Le flamenco est une danse qui transporte l'histoire d'un peuple et de ses tribulations. Avec Autorretrato, María Pagés se sert de son art pour méditer sur son histoire personnelle, de femme, mais aussi d'artiste.

C'est donc un spectacle sobre et introspectif, imaginé pendant qu'elle se ressourçait au Baryshnikov Arts Center à New York, que nous offre l'éminente danseuse de flamenco, avec juste ce qu'il faut de moments de bravoure et d'éclat pour mieux attiser les ardeurs.

Elle est longue, la Pagés, sculpturale, avec des bras angulaires qui n'en finissent plus. Elle n'a pas d'emblée le physique caractéristique de la plantureuse danseuse flamenca. Ni d'ailleurs son éternel air grave.

Dans Autorretrato, au contraire, son visage expressif se fait le plus souvent ouvert et avenant. Ce côté atypique rend María Pagés d'autant plus engageante.

Autorretrato alterne les tableaux où Pagés s'exécute en solo avec d'autres qui mettent en valeur les sept danseurs de sa compagnie, trois femmes et quatre hommes, accompagnés sur scène par deux chanteurs, deux guitaristes, un percussionniste et un violoniste.

La pièce baigne dans une atmosphère onirique.

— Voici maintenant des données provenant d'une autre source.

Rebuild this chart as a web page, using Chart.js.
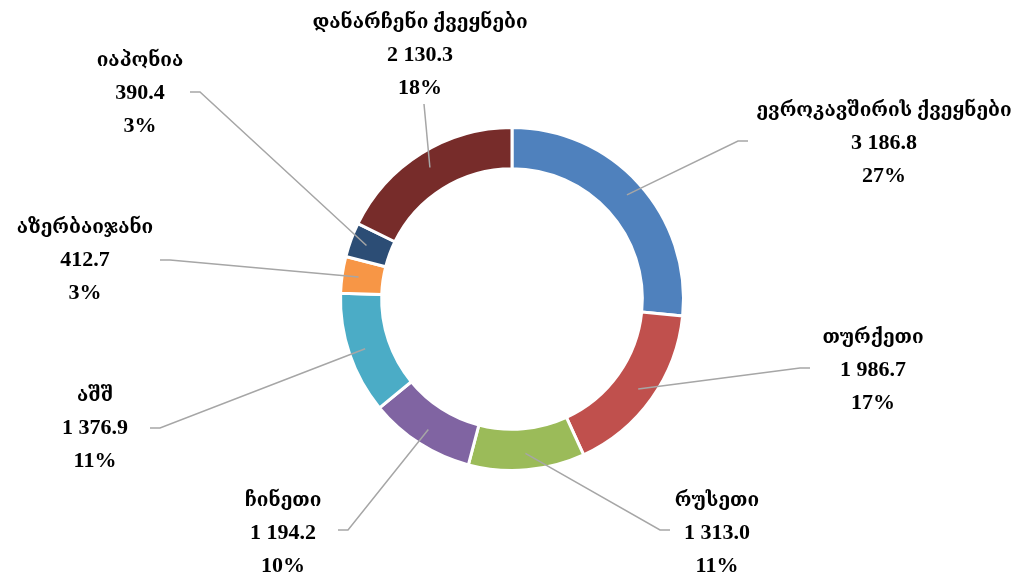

Dès les premiers tableaux, des éclairages en clair-obscur enchâssent les danseurs dans la pénombre et les quelques miroirs qui jonchent la scène nous en renvoient les reflets partiels.

Une première scène de groupe à la symétrie étrange joue de transitions lentes entre les vives danses à l'unisson. Ces extrêmes accentuent notre impression d'être entré au c_ur d'un songe, quelque part entre passé et présent.

Avec doigté, María Pagés, la chorégraphe, module ainsi Autorretrato entre les moments de recueillement en solitaire, empreints de sobriété, et des crescendos qui culminent en de fougueuses explosions de bonheur collectif.

Elle nous entraîne avec elle en studio, où nous serons les témoins privilégiés de ses moments de doute : c'est avec une infinie retenue qu'elle bouge, sans musique, sur la voix et les mots de l'écrivain José Saramago. Au doute se mêlent des éclairs de certitude, qui traversent, et nous le sentons bien, son corps tout entier.

D'ailleurs, dans Autorretrato, si flamenco, l'allégresse côtoie sans vergogne la mélancolie. La chorégraphe nous fait aussi pénétrer dans les coulisses, avec un tableau plus théâtral, mais non moins savoureux que les autres : María Pagés y chante, ou plutôt nous raconte, les joies et les misères de la vie avec sa compagnie, en s'adressant directement au public. Attachant!

En fait, Autorretrato dresse de cette grande artiste un portrait des plus candides.

Ce soir, 20h, à la salle Wilfrid-Pelletier de la Place des Arts.